Sir Gawain and the Green Knight
Sir Gawain and the Green Knight Tradition and Customs Quotes
How we cite our quotes: (Line). We used James Winny's 2004 translation.
They put food for their hounds on a fine beast’s skin -
The liver and lights, the lining of the stomach,
And beak soaked in blood, mixed together.
(1359 - 1361)
One of the reasons the hounds enjoy hunting so much is that they know that they, too, will receive a portion of the butchered animal. In their case, it’s the animal’s guts, mixed with blood. The hunter lays this out on the deerskin, then calls the hounds to come eat it.
Then a man who was expert in hunting practice
Skillfully begins to dismember the boar.
First he cuts off the head and sets it on high,
And then roughly open s him along the spine,
Throws out the entrails, grills them over embers,
And rewards his hounds with them, mixed with bread.
(1605 - 1610)
The order of butchery for every animal differed in medieval hunting manuals; here, the boar loses his head before any other part. The dogs are given their portion before the butchering has finished.

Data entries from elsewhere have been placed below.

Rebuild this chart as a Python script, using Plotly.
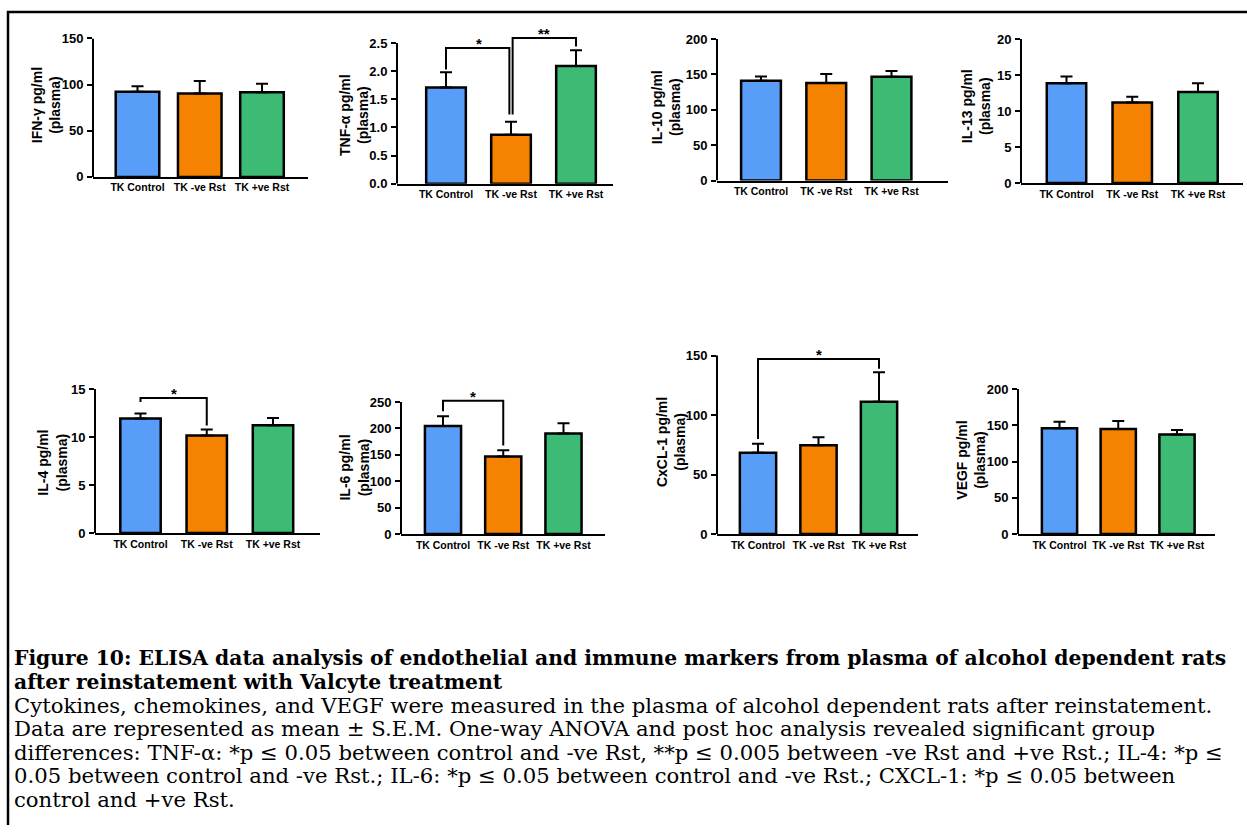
import plotly.graph_objects as go

W, H = 1247, 833

# ---------------- data ----------------
categories = ["TK Control", "TK -ve Rst", "TK +ve Rst"]

ifn_mean = [92.2, 90.4, 91.8]
ifn_sem = [6.0, 13.5, 9.2]

tnf_mean = [1.71, 0.87, 2.09]
tnf_sem = [0.27, 0.23, 0.28]

il10_mean = [141.0, 138.0, 146.8]
il10_sem = [6.0, 12.5, 8.2]

il13_mean = [13.86, 11.18, 12.64]
il13_sem = [0.96, 0.82, 1.22]

il4_mean = [11.93, 10.16, 11.22]
il4_sem = [0.51, 0.61, 0.75]

il6_mean = [204.7, 147.0, 190.4]
il6_sem = [18.6, 11.8, 19.3]

cxcl1_mean = [68.3, 74.6, 111.2]
cxcl1_sem = [7.7, 6.7, 24.8]

vegf_mean = [145.8, 145.0, 137.2]
vegf_sem = [9.1, 10.9, 6.1]

ifn_ticks = [0, 50, 100, 150]
tnf_ticks = [0, 0.5, 1.0, 1.5, 2.0, 2.5]
tnf_ticklabels = ["0.0", "0.5", "1.0", "1.5", "2.0", "2.5"]
il10_ticks = [0, 50, 100, 150, 200]
il13_ticks = [0, 5, 10, 15, 20]
il4_ticks = [0, 5, 10, 15]
il6_ticks = [0, 50, 100, 150, 200, 250]
cxcl1_ticks = [0, 50, 100, 150]
vegf_ticks = [0, 50, 100, 150, 200]

bar_colors = ["#589DF7", "#F58200", "#3DBB75"]

caption_lines = [
    ("Figure 10: ELISA data analysis of endothelial and immune markers from plasma of alcohol dependent rats", True),
    ("after reinstatement with Valcyte treatment", True),
    ("Cytokines, chemokines, and VEGF were measured in the plasma of alcohol dependent rats after reinstatement.", False),
    ("Data are represented as mean ± S.E.M. One-way ANOVA and post hoc analysis revealed significant group", False),
    ("differences: TNF-α: *p ≤ 0.05 between control and -ve Rst, **p ≤ 0.005 between -ve Rst and +ve Rst.; IL-4: *p ≤", False),
    ("0.05 between control and -ve Rst.; IL-6: *p ≤ 0.05 between control and -ve Rst.; CXCL-1: *p ≤ 0.05 between", False),
    ("control and +ve Rst.", False),
]

# ---------------- panel layout config ----------------
# geometry in pixels: ax = y-axis x, end = x-axis right end, zero = y px of 0,
# ttop = y px of the largest tick, c0 = centre of first bar, sp = bar spacing
panels = [
    dict(title="IFN-γ pg/ml", mean=ifn_mean, sem=ifn_sem, ticks=ifn_ticks, labels=None,
         ax=93, end=308, zero=173, ttop=32, c0=137.5, sp=62.25, bw=0.70, tpos=(46, 100)),
    dict(title="TNF-α pg/ml", mean=tnf_mean, sem=tnf_sem, ticks=tnf_ticks, labels=tnf_ticklabels,
         ax=397, end=613, zero=180, ttop=36.7, c0=446, sp=65, bw=0.61, tpos=(354, 110), rtop=2.75,
         brackets=[([0, 0, 0.975, 0.975], [2.03, 2.41, 2.41, 1.23], "*", 0.5),
                   ([1.025, 1.025, 2, 2], [1.23, 2.59, 2.59, 2.44], "**", 1.5)]),
    dict(title="IL-10 pg/ml", mean=il10_mean, sem=il10_sem, ticks=il10_ticks, labels=None,
         ax=717, end=948, zero=176.7, ttop=32.7, c0=761, sp=65.25, bw=0.61, tpos=(666, 102)),
    dict(title="IL-13 pg/ml", mean=il13_mean, sem=il13_sem, ticks=il13_ticks, labels=None,
         ax=1021, end=1243, zero=179.3, ttop=32.7, c0=1066.5, sp=65.75, bw=0.60, tpos=(976, 101)),
    dict(title="IL-4 pg/ml", mean=il4_mean, sem=il4_sem, ticks=il4_ticks, labels=None,
         ax=95, end=320, zero=535.7, ttop=389, c0=140.5, sp=66.25, bw=0.61, tpos=(52, 464),
         brackets=[([0, 0, 1, 1], [13.64, 14.05, 14.05, 11.2], "*", 0.5)]),
    dict(title="IL-6 pg/ml", mean=il6_mean, sem=il6_sem, ticks=il6_ticks, labels=None,
         ax=401, end=605, zero=536.7, ttop=402.3, c0=443, sp=60.25, bw=0.60, tpos=(354, 469), rtop=258,
         brackets=[([0, 0, 1, 1], [232.6, 252.5, 252.5, 167.5], "*", 0.5)]),
    dict(title="CxCL-1 pg/ml", mean=cxcl1_mean, sem=cxcl1_sem, ticks=cxcl1_ticks, labels=None,
         ax=717, end=918, zero=536.7, ttop=355, c0=758, sp=60.5, bw=0.60, tpos=(671, 443), rtop=151,
         brackets=[([0, 0, 2, 2], [79.8, 147.2, 147.2, 139.0], "*", 1.0)]),
    dict(title="VEGF pg/ml", mean=vegf_mean, sem=vegf_sem, ticks=vegf_ticks, labels=None,
         ax=1018, end=1215, zero=536.7, ttop=389, c0=1059.5, sp=58.75, bw=0.60, tpos=(971, 461)),
]

SANS = "Liberation Sans"
SERIF = "DejaVu Serif"

fig = go.Figure()
layout = {}
shapes = []
annotations = []

for k, p in enumerate(panels, start=1):
    sfx = "" if k == 1 else str(k)
    xa, ya = "x" + sfx, "y" + sfx
    M = p["ticks"][-1]
    ppu = (p["zero"] - p["ttop"]) / M
    R = p.get("rtop", M)
    top_px = p["zero"] - R * ppu
    xr = [(p["ax"] - p["c0"]) / p["sp"], (p["end"] - p["c0"]) / p["sp"]]

    fig.add_trace(go.Bar(
        x=[0, 1, 2], y=p["mean"], width=[p["bw"]] * 3,
        marker=dict(color=bar_colors, line=dict(color="black", width=2.5)),
        error_y=dict(type="data", symmetric=False, array=p["sem"], arrayminus=[0, 0, 0],
                     color="black", thickness=2, width=6),
        xaxis=xa, yaxis=ya, showlegend=False, hoverinfo="skip",
    ))

    for bx, by, star, sx in p.get("brackets", []):
        fig.add_trace(go.Scatter(
            x=bx, y=by, mode="lines", line=dict(color="black", width=2),
            xaxis=xa, yaxis=ya, showlegend=False, hoverinfo="skip", cliponaxis=False,
        ))
        annotations.append(dict(
            x=sx, y=max(by), xref=xa, yref=ya, text="<b>" + star + "</b>", showarrow=False,
            yanchor="bottom", yshift=-6, font=dict(family=SANS, size=15, color="black"),
        ))

    layout["xaxis" + sfx] = dict(
        domain=[p["ax"] / W, p["end"] / W], range=xr, anchor=ya,
        tickvals=[0, 1, 2], ticktext=categories, ticks="",
        showline=True, linecolor="black", linewidth=2,
        showgrid=False, zeroline=False, fixedrange=True,
        tickfont=dict(family=SANS, size=10.5, color="black", weight="bold"),
    )
    layout["yaxis" + sfx] = dict(
        domain=[1 - p["zero"] / H, 1 - top_px / H], range=[0, R], anchor=xa,
        tickvals=p["ticks"], ticktext=p["labels"] if p["labels"] else [str(t) for t in p["ticks"]],
        ticks="outside", ticklen=5, tickwidth=2, tickcolor="black",
        showline=False, showgrid=False, zeroline=False, fixedrange=True,
        ticklabelstandoff=1,
        tickfont=dict(family=SANS, size=13, color="black", weight="bold"),
    )
    shapes.append(dict(type="line", xref=xa + " domain", yref=ya, x0=0, x1=0, y0=0, y1=M,
                       line=dict(color="black", width=2)))

    tx, ty = p["tpos"]
    annotations.append(dict(
        x=tx / W, y=1 - ty / H, xref="paper", yref="paper", textangle=-90,
        text="<b>" + p["title"] + "</b><br><b>(plasma)</b>", showarrow=False,
        xanchor="center", yanchor="middle",
        font=dict(family=SANS, size=14, color="black"),
    ))

# frame
shapes.append(dict(type="line", xref="paper", yref="paper", x0=7 / W, x1=1.0, y0=1 - 5 / H, y1=1 - 5 / H,
                   line=dict(color="black", width=2.5)))
shapes.append(dict(type="line", xref="paper", yref="paper", x0=8 / W, x1=8 / W, y0=1 - 4 / H, y1=0,
                   line=dict(color="black", width=2.5)))

# caption
cap_y0, cap_dy = 663, 24
for i, (line, bold) in enumerate(caption_lines):
    annotations.append(dict(
        x=12 / W, y=1 - (cap_y0 + i * cap_dy) / H, xref="paper", yref="paper",
        text=("<b>" + line + "</b>") if bold else line, showarrow=False,
        xanchor="left", yanchor="middle", align="left",
        font=dict(family=SERIF, size=20.3 if bold else 21.2, color="black"),
    ))

fig.update_layout(
    width=W, height=H, autosize=False,
    margin=dict(l=0, r=0, t=0, b=0),
    paper_bgcolor="white", plot_bgcolor="white",
    showlegend=False, shapes=shapes, annotations=annotations,
    **layout,
)

fig.write_html("out.html", config={"displayModeBar": False},
               post_script="document.body.style.margin='0px';")
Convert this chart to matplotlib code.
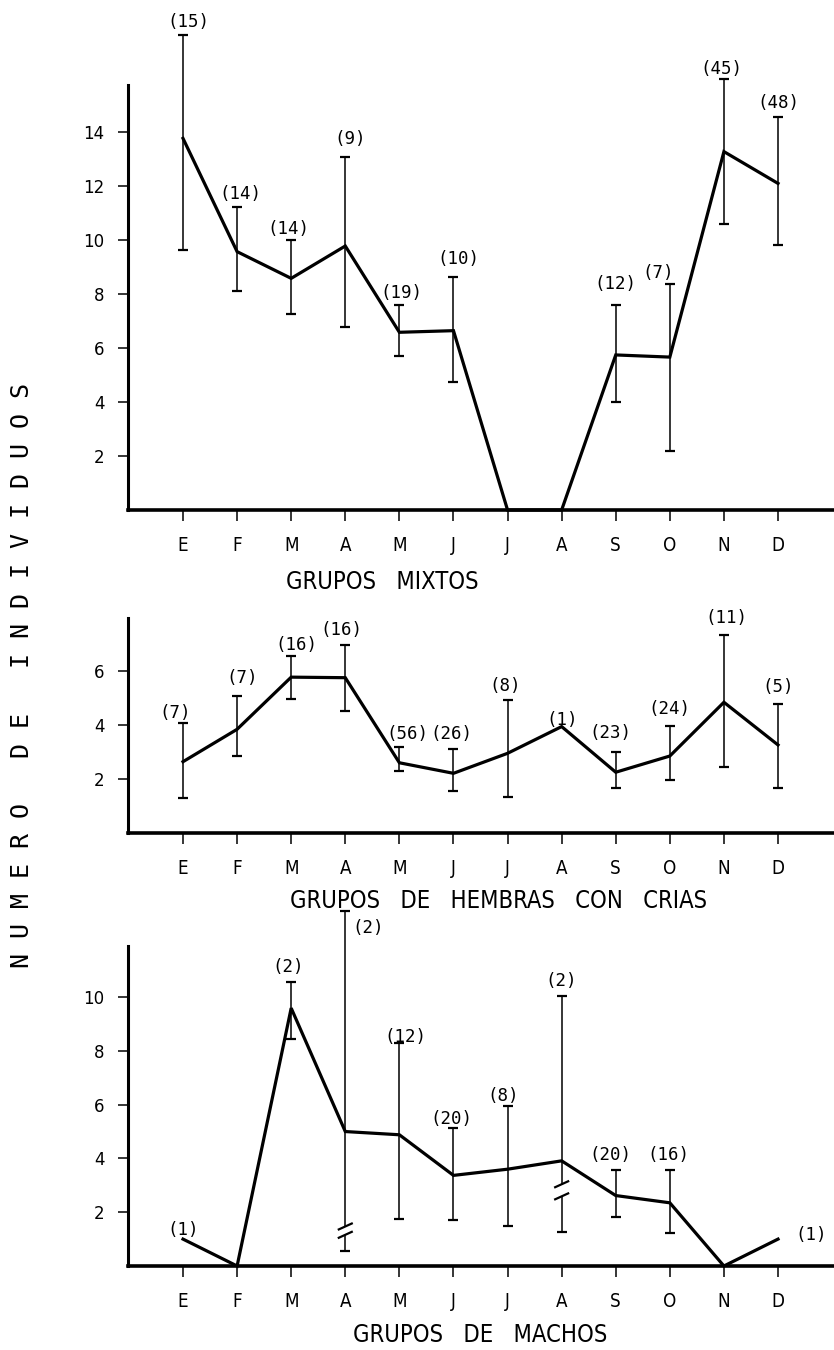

Next he cuts out the boar’s-meat in broad glistening slabs,
And takes out the haslets, as properly follows;
Yet he fastens the two sides together unbroken,
And then proudly hangs them together on a strong pole.
Now with this very boar they gallop towards home;
Carrying the boar’s head before the same man
Who had killed it in the stream by force of his own
(1611 - 1618)
The point of the boar-butchery ritual seems to be to create an object for display, with the two sides of boar fastened together so they can be "proudly" carried on a pole and the head kept intact as a trophy for the man who slaughters it.